☙ How Points, Presence, and Progression Work Within the Order ❧
“A knight is not measured by his volume, nor by his station—but by the quiet ledger of deeds performed, and the memory of them kept.”
There are no dukes in the Order.
No overlords. No entitled veterans.
We count not time spent, but acts made.
This is the esoterica of participation—a system deliberately transparent in its structure, but arcane in its beauty. Rooted not in points alone, but in memory, effort, and purpose.
✠ A Fellowship Built on Deeds
Participation within the Order is tracked not for competition, but celebration. It exists to:
- Encourage all forms of engagement, from creative to conversational
- Ensure that invisible labor is remembered
- Give shape to a knight’s journey, not by rank but by rhythm
You need not be prolific. You need not be perfect.
You need only be present.
✠ The Structure of Points
All knightly participation is organized through the Four Commanderies:
- The Chancellery — administrative work and event stewardship
- The Collegium — artistic, literary, and cultural engagement
- The Black Chevron — action, service, and physical participation
- The Veiled Hand — strategic, social, and subtle contributions
Each activity earns you marks, recorded by scribes and tallied over time. These may include:
- Hosting or attending events
- Creating art or writing
- Participating in challenges
- Reviewing films or books
- Supporting others visibly or behind the scenes
The exact number is secondary. What matters is the pattern. The ritual. The remembrance.
✠ Ranks Earned by Fibonacci
Promotions within the Order follow a Fibonacci sequence—a symbolic progression rooted in nature, myth, and elegance. The gaps between each rank grow wider, not to frustrate, but to reward consistency and craft.

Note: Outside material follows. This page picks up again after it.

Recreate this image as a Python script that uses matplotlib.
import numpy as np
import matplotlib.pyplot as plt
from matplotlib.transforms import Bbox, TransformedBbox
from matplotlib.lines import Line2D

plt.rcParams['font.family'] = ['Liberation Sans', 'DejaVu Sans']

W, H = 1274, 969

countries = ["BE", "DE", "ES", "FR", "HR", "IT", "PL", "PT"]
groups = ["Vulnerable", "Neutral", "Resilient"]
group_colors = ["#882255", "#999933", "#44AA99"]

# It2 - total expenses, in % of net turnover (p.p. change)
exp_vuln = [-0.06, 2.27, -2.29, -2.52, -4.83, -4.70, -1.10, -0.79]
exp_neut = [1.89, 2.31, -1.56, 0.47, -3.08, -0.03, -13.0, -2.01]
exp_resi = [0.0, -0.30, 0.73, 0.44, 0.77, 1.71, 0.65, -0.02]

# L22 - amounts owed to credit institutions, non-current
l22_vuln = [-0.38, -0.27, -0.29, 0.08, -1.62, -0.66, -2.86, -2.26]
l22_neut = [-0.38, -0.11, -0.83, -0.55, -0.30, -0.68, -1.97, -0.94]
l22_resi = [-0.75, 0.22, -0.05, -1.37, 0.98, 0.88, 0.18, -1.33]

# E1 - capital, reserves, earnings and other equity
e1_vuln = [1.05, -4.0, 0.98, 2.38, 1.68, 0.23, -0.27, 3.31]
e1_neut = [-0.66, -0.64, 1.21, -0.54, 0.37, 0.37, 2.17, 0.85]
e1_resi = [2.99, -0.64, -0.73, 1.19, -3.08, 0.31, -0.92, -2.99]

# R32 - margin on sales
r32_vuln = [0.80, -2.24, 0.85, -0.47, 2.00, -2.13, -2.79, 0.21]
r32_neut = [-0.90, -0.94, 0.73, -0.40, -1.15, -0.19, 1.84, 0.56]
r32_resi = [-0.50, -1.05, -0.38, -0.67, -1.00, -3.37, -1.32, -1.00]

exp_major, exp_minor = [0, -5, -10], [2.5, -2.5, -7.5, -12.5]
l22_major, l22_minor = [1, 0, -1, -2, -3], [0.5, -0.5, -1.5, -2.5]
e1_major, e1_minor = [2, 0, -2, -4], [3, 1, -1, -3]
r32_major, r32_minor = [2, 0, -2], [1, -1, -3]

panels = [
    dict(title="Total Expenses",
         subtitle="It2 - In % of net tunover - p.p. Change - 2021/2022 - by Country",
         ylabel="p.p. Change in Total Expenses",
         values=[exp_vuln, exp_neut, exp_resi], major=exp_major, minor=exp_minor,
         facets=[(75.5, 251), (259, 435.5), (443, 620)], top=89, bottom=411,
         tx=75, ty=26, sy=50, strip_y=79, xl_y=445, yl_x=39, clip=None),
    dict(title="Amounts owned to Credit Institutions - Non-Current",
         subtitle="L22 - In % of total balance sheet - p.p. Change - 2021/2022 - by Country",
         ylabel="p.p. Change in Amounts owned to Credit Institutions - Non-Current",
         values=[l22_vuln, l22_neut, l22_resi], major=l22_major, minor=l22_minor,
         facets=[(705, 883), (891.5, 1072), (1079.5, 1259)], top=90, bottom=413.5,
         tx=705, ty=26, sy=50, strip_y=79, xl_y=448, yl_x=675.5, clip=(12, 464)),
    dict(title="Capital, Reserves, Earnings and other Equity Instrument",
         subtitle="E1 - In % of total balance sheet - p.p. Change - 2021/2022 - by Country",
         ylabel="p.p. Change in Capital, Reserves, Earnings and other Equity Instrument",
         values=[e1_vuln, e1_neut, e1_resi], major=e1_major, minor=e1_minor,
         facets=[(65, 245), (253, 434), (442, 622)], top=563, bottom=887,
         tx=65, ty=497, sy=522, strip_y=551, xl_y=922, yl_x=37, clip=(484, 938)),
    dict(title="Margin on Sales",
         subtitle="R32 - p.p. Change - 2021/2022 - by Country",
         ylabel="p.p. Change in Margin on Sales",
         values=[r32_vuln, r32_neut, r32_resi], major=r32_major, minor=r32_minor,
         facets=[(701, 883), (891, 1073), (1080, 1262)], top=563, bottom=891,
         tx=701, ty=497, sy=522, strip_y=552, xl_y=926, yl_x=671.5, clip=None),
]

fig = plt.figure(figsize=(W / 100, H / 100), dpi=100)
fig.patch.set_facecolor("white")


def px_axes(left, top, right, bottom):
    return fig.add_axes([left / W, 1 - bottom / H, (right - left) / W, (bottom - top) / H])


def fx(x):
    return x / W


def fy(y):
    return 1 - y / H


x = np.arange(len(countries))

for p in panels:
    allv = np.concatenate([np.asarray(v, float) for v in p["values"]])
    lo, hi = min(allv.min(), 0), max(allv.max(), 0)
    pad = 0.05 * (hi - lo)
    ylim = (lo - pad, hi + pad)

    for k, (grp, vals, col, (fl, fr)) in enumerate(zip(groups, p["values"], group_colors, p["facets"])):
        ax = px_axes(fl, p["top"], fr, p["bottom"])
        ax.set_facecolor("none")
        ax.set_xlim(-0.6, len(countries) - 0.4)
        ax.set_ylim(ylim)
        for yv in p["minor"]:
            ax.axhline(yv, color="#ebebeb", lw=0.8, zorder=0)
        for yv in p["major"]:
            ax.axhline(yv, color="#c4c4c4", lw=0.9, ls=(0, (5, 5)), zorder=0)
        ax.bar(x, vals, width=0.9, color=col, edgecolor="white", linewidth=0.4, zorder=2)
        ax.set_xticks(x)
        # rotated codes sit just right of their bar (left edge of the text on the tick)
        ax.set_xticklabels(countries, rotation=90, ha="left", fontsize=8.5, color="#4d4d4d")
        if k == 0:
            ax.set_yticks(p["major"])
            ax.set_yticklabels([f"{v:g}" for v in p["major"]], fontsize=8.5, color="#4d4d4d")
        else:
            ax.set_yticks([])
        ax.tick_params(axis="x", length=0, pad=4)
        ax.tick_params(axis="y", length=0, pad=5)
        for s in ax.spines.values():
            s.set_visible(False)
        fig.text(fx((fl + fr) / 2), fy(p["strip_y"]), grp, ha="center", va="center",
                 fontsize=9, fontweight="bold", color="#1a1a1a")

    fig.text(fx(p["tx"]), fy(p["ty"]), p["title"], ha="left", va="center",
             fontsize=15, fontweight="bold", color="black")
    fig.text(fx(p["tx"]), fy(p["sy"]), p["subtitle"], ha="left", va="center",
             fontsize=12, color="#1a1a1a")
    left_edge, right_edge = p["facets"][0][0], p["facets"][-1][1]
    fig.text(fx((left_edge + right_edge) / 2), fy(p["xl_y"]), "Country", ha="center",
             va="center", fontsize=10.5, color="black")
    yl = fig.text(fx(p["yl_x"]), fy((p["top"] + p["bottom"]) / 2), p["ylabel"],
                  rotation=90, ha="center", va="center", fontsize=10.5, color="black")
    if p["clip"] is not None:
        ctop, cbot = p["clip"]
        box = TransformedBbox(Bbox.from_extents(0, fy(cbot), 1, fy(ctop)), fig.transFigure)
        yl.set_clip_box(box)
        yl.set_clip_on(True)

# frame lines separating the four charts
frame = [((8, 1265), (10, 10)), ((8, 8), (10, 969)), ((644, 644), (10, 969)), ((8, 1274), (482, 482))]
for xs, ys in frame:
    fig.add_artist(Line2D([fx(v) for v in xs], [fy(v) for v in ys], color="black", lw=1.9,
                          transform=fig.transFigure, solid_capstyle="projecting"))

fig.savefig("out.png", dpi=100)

There are titles, yes—Initiate, Knight Aspirant, Knight Ordinary, Knight Commander, Preceptor—but none confer dominion. Only recognition.

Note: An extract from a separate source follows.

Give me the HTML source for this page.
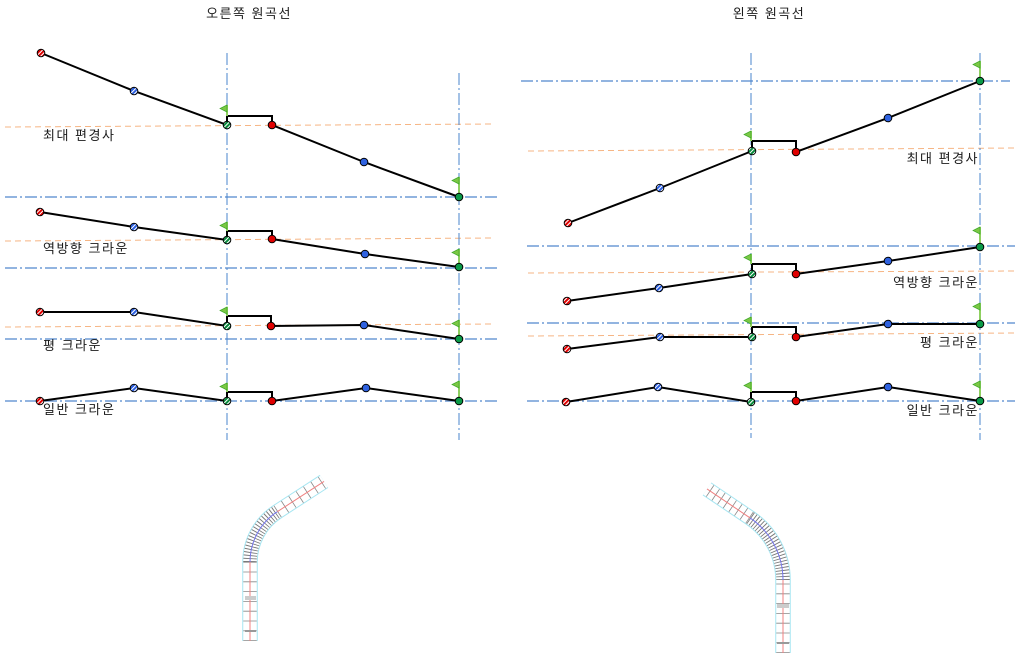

You may even rise without knowing it. The Order notices.
✠ A Ledger, Not a Ladder
This is not a race.
There is no summit.
Your service may be loud, or it may be quiet.
It may be monthly, or seasonal, or rare but radiant.
But when you take up your chevron—when you give your time, your mind, your kindness, your effort—the Order remembers.
We are building something together.
And in that building, every stone matters.